As reported by Reuters
LUCKNOW, India -- Thousands of people flocked to temples across India on Monday following reports that idols of Hindu gods were drinking milk given by devotees as sacred offerings, witnesses said.
Teenagers, adults and the aged stood in long lines with garlands and bowls of milk to feed the idols of Lord Shiva, Lord Krishna and the elephant-headed Lord Ganesha, they said.
Hundreds chanted hymns in the northern city of Lucknow and the eastern city of Kolkata and went into hysterics when the milk held against the idols disappeared.
"It is amazing, Lord Ganesha drank milk from my hands. Now he will answer all my prayers," said Surama Dasgupta, a middle-aged woman in Kolkata.

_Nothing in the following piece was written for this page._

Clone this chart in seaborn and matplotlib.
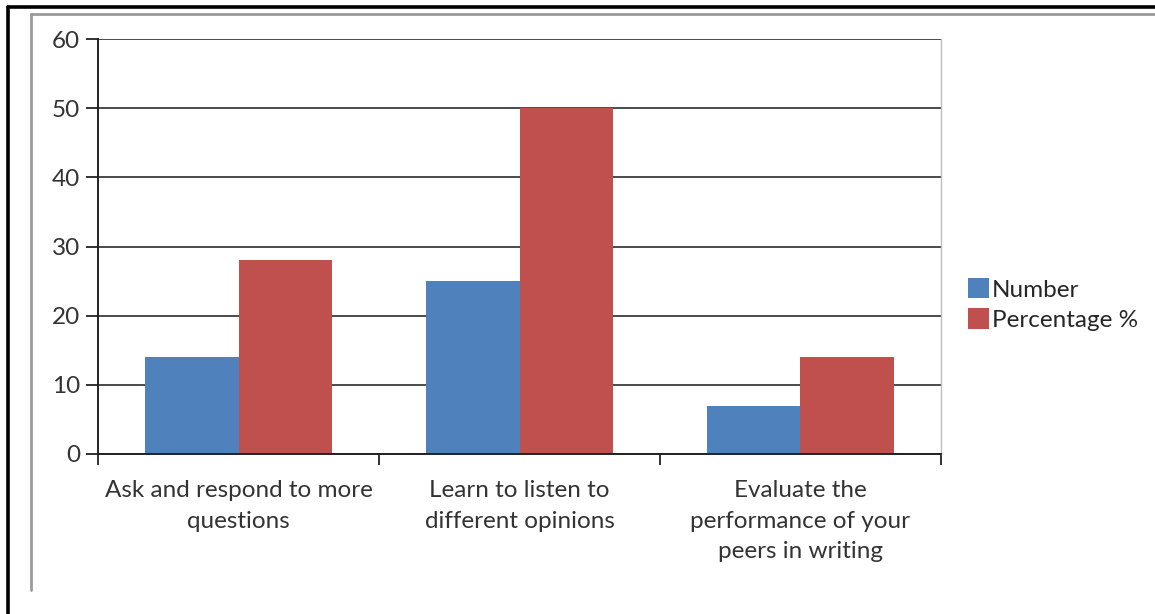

The frenzy began late on Sunday in some northern cities and soon spread across the country, including the capital New Delhi, even as rationalists and non-believers called it mass hysteria.
A similar mania gripped the country in 1995 when thousands of Hindus fed milk in spoons to marble idols of Lord Ganesha.
That rumor spread across the globe and there were reports of Hindu deities drinking milk in London, New York and Italy.
"It is very natural for any stone idol to absorb any liquid and the older the stone the more it absorbs," M.P. Singh, a geology professor at Lucknow University, told Reuters.
The "milk miracle" came days after thousands of people in the financial hub of Mumbai drank water from a murky Arabian Sea creek as they thought it had miraculously turned sweet and could cure illnesses.
But police stepped in and stopped people after Mumbai's civic officials said the water could have temporarily lost its salinity due to pollution and inflow of freshwater from a nearby source.